The announcement from China's biggest nuclear power firm that it was in talks to set up a one-gigawatt plant in Pakistan underscores the rising overseas ambitions of China's nuclear power industry, say analysts.

Following an unprecedented expansion since 2005, and with more than 28 power reactors slated to be built in China within the next 10 years, Chinese firms are now increasingly turning to overseas markets.

Pakistan, according to analysts and officials, is serving as a launch pad for the industry's overseas ambitions.

The state-run China National Nuclear Corporation (CNNC), which is involved in four nuclear power plant projects – another in the talks stage — in Pakistan, is investing 800 billion yuan ($117.6 billion) to build 10 reactors in China by 2020, Sun Youqi, its vice president, said this week. The company operates seven of China's 11 running power reactors — which have a combined capacity of 9,100 MW, accounting for

one per cent of China's energy needs. Capacity is forecast to reach up to 80,000 MW by 2020, or five per cent of the energy requirements.

Mr. Sun said following the domestic expansion, the CNNC was now “looking to tap overseas markets.” Since June, when Ye Qizhen, an analyst with the CNNC, said in a statement the company was “basically ready to export a mega nuclear power plant”, CNNC officials have been pressing Beijing to give it the go-ahead to begin work on a “mega plant” in Pakistan. However, following international concerns after the CNNC's announcement in March that it had signed deals to build two 300 MW reactors in Pakistan, the status of a fifth mega deal was unclear.

The CNNC has, in the past decade, emerged among a group of state-run firms in the energy sector that have an increasing influence in foreign policy, even overriding diplomatic interests, says a recent report by the Stockholm International Peace Research Institute (SIPRI).

According to Dean Knox, an analyst with SIPRI, the CNNC had been pressuring the government to support an overseas expansion starting in Pakistan. The government, he said, initially resisted the pressure, prompted by China's joining of the 46-member Nuclear Suppliers Group (NSG) in 2004 and international concerns over Pakistan's proliferation record. But following a waiver granted to the civilian nuclear agreement between India and the United States, the Chinese government's “political will to block the CNNC project evaporated”, according to SIPRI.
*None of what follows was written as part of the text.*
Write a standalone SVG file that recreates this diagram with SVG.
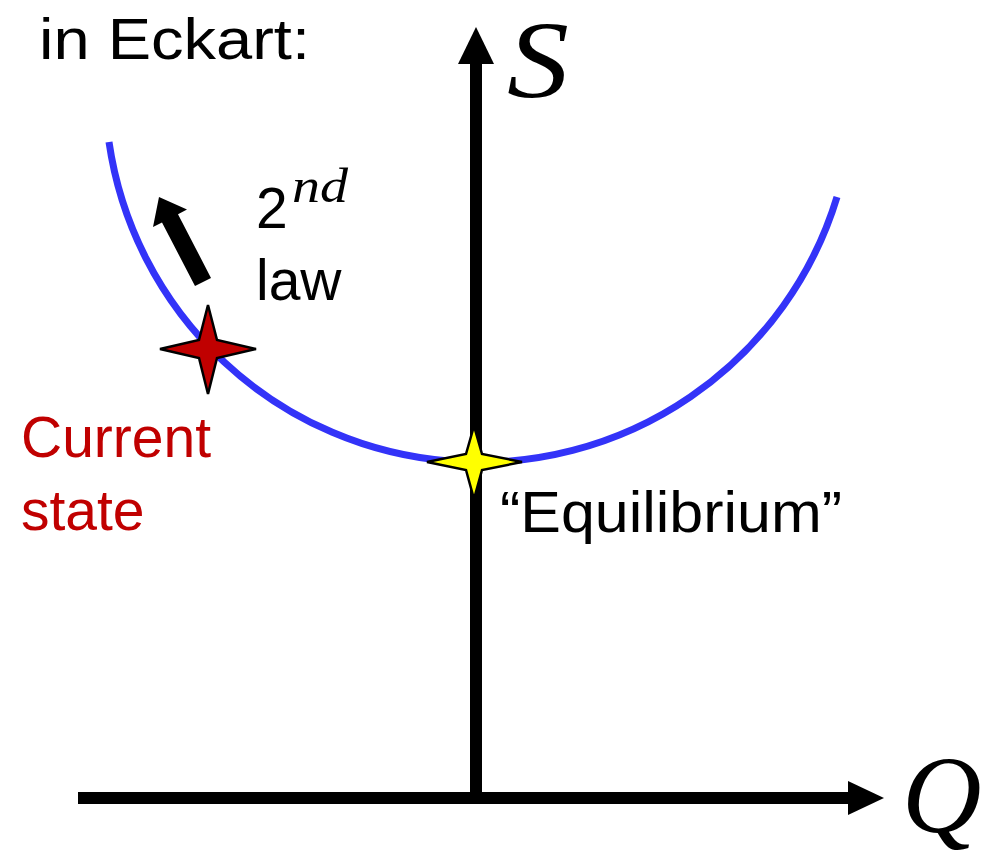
<svg xmlns="http://www.w3.org/2000/svg" width="996" height="858" viewBox="0 0 996 858">
<style>
.t{font-family:"Liberation Sans",Arial,sans-serif;font-size:57px;fill:#000}
.red{fill:#C00000}
.m{font-family:"Liberation Serif","Times New Roman",serif;font-style:italic;fill:#000}
.star{stroke:#000;stroke-width:2.5;stroke-linejoin:miter}
</style>
<rect width="996" height="858" fill="#fff"/>
<g id="curve">
<path d="M109,142 A374,374 0 0 0 837,197" fill="none" stroke="#3333F8" stroke-width="7"/>
</g>
<g id="connectors">
<line x1="476" y1="800" x2="476" y2="60" stroke="#000" stroke-width="12"/>
<polygon points="476,27 458,64 494,64" fill="#000"/>
<line x1="78" y1="798" x2="852" y2="798" stroke="#000" stroke-width="12"/>
<polygon points="884,798 848,781 848,815" fill="#000"/>
<polygon points="159,197 187,209.6 178,214.2 211,277.9 195,286.1 162,222.4 153,227" fill="#000"/>
</g>
<g id="label-title"><text class="t" x="39" y="59" font-size="60" textLength="271" lengthAdjust="spacingAndGlyphs">in Eckart:</text></g>
<g id="label-S"><text class="m" x="507" y="97" font-size="110" textLength="62" lengthAdjust="spacingAndGlyphs">S</text></g>
<g id="label-Q"><text class="m" x="902" y="832" font-size="110">Q</text></g>
<g id="label-2nd">
<text class="t" x="256" y="228">2</text>
<text class="m" x="292" y="202" font-size="48" textLength="56" lengthAdjust="spacingAndGlyphs">nd</text>
<text class="t" x="256" y="300">law</text>
</g>
<g id="current-state">
<polygon class="star" fill="#C00000" points="208,305 217,340 256,349 217,358 208,394 199,358 160,349 199,340"/>
<text class="t red" x="21" y="457">Current</text>
<text class="t red" x="21" y="530">state</text>
</g>
<g id="equilibrium">
<polygon class="star" fill="#FFFF00" points="474,426 482,454 522,462 482,470 474,499 466,470 427,462 466,454"/>
<text class="t" x="500" y="532" textLength="342" lengthAdjust="spacingAndGlyphs">“Equilibrium”</text>
</g>
</svg>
Earlier this year, the CNNC signed deals with Pakistan to build two 300 MW power reactors, Chashma-3 and Chashma-4, following the two power reactors it has already built — the 325 MW Chashma-1 that started operating in 2000, and Chashma-2, which will be unveiled next year. The deal stirred debate, going against the mandated guidelines of the NSG that do not allow the transfer of nuclear technology to countries who have not signed the Nuclear Non-Proliferation Treaty.
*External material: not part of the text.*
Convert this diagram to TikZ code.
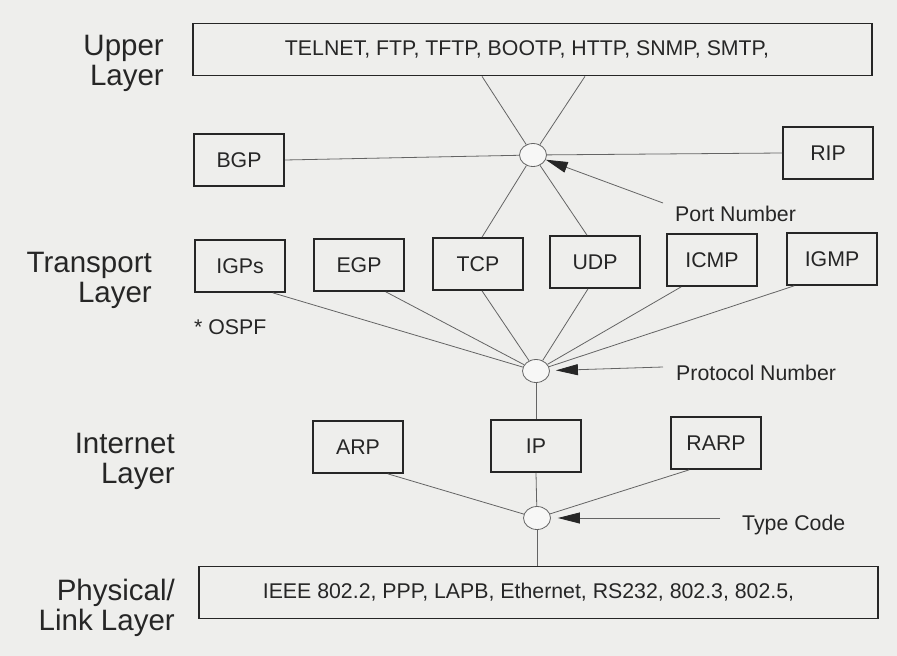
\documentclass[tikz,border=0pt]{standalone}
\usepackage{fontspec}
\setmainfont{Liberation Sans}
\usetikzlibrary{arrows.meta,calc,shapes.geometric}
\definecolor{paper}{RGB}{238,238,236}
\definecolor{ink}{RGB}{38,38,38}
\definecolor{wire}{RGB}{100,100,100}

\begin{document}
\begin{tikzpicture}[x=1pt,y=-1pt,
  every node/.style={text=ink},
  protobox/.style={draw=ink, line width=1.7pt, minimum width=90pt, minimum height=52pt,
    inner sep=0pt, font=\fontsize{21.3}{24}\selectfont},
  widebox/.style={protobox, minimum width=679pt, minimum height=52pt},
  hub/.style={ellipse, draw=wire, line width=0.8pt, fill=white!55!paper,
    minimum width=27pt, minimum height=23pt, inner sep=0pt},
  link/.style={draw=wire, line width=0.8pt},
  pointer/.style={draw=wire, line width=0.8pt,
    -{Triangle[length=22pt,width=11pt,color=ink]}},
  layerlbl/.style={font=\fontsize{29.5}{29.5}\selectfont, align=right, anchor=base east, inner sep=0pt},
  note/.style={font=\fontsize{21.3}{24}\selectfont, anchor=base west, inner sep=0pt}]

% paper
\fill[paper] (0,0) rectangle (897,656);
\useasboundingbox (0,0) rectangle (897,656);

% layer captions (anchored at the baseline of the second line)
\node[layerlbl] (lupper) at (164,85)  {Upper\\Layer};
\node[layerlbl] (ltrans) at (152,302) {Transport\\Layer};
\node[layerlbl] (linet)  at (175,483) {Internet\\Layer};
\node[layerlbl] (lphys)  at (175,630) {Physical/\\Link Layer};

% protocol boxes
\node[widebox] (upper) at (532.5,49.5) {TELNET, FTP, TFTP, BOOTP, HTTP, SNMP, SMTP,\hspace*{11pt}};
\node[protobox] (bgp)  at (239,160) {BGP};
\node[protobox] (rip)  at (828,153) {RIP};

\node[protobox] (igps) at (240,266) {IGPs};
\node[protobox] (egp)  at (359,265) {EGP};
\node[protobox] (tcp)  at (478,264) {TCP};
\node[protobox] (udp)  at (595,262) {UDP};
\node[protobox] (icmp) at (712,260) {ICMP};
\node[protobox] (igmp) at (832,259) {IGMP};

\node[protobox] (arp)  at (358,447) {ARP};
\node[protobox] (ip)   at (536,446) {IP};
\node[protobox] (rarp) at (716,443) {RARP};

\node[widebox] (phys) at (538.5,592.5) {IEEE 802.2, PPP, LAPB, Ethernet, RS232, 802.3, 802.5,\hspace*{20pt}};

\node[note] (ospf) at (194,334) {* OSPF};

% multiplexing points
\node[hub] (port)  at (533,155) {};
\node[hub] (proto) at (536,371) {};
\node[hub] (type)  at (537,518) {};

% upper layer <-> port number
\draw[link] ($(upper.south -| tcp.north)+(4,0)$) -- (port);
\draw[link] ($(upper.south -| udp.north)+(-10,0)$) -- (port);
\draw[link] (port) -- ($(tcp.north)+(4,0)$);
\draw[link] (port) -- ($(udp.north)+(-8,0)$);
\draw[link] (bgp.east) -- (port);
\draw[link] (rip.west) -- (port);

% transport <-> protocol number
\draw[link] ($(igps.south east)+(-13,0)$) -- (proto);
\draw[link] ($(egp.south east)+(-19,0)$) -- (proto);
\draw[link] ($(tcp.south)+(4,0)$) -- (proto);
\draw[link] ($(udp.south)+(-7,0)$) -- (proto);
\draw[link] ($(icmp.south west)+(15,0)$) -- (proto);
\draw[link] ($(igmp.south west)+(8,0)$) -- (proto);
\draw[link] (proto) -- (proto |- ip.north);

% internet <-> type code
\draw[link] ($(arp.south east)+(-16,0)$) -- (type);
\draw[link] (ip.south) -- (type);
\draw[link] ($(rarp.south west)+(19,0)$) -- (type);
\draw[link] (type) -- (type |- phys.north);

% field annotations
\node[note] (portlbl)  at (675,221) {Port Number};
\node[note] (protolbl) at (676,380) {Protocol Number};
\node[note] (typelbl)  at (742,530) {Type Code};
\coordinate (porttail)  at (663,203);
\coordinate (prototail) at (663,367);
\coordinate (typetail)  at (720,518);
\draw[pointer] (porttail) -- (port);
\draw[pointer, shorten >=6pt] (prototail) -- (proto);
\draw[pointer, shorten >=7pt] (typetail) -- (type);
\end{tikzpicture}
\end{document}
The CNNC's announcement on Monday that talks were under way for a fifth one-GW plant, estimated at 14 billion yuan ($2 billion) was not immediately confirmed by officials. Foreign Ministry spokesperson Jiang Yu said China had notified the International Atomic Energy Agency (IAEA) of the deals for the two 300 MW reactors, and “invited the IAEA to exercise safeguards and oversight of this project”. She did not, however, deny a deal for a fifth plant was in the works, only telling reporters “to check with the company”.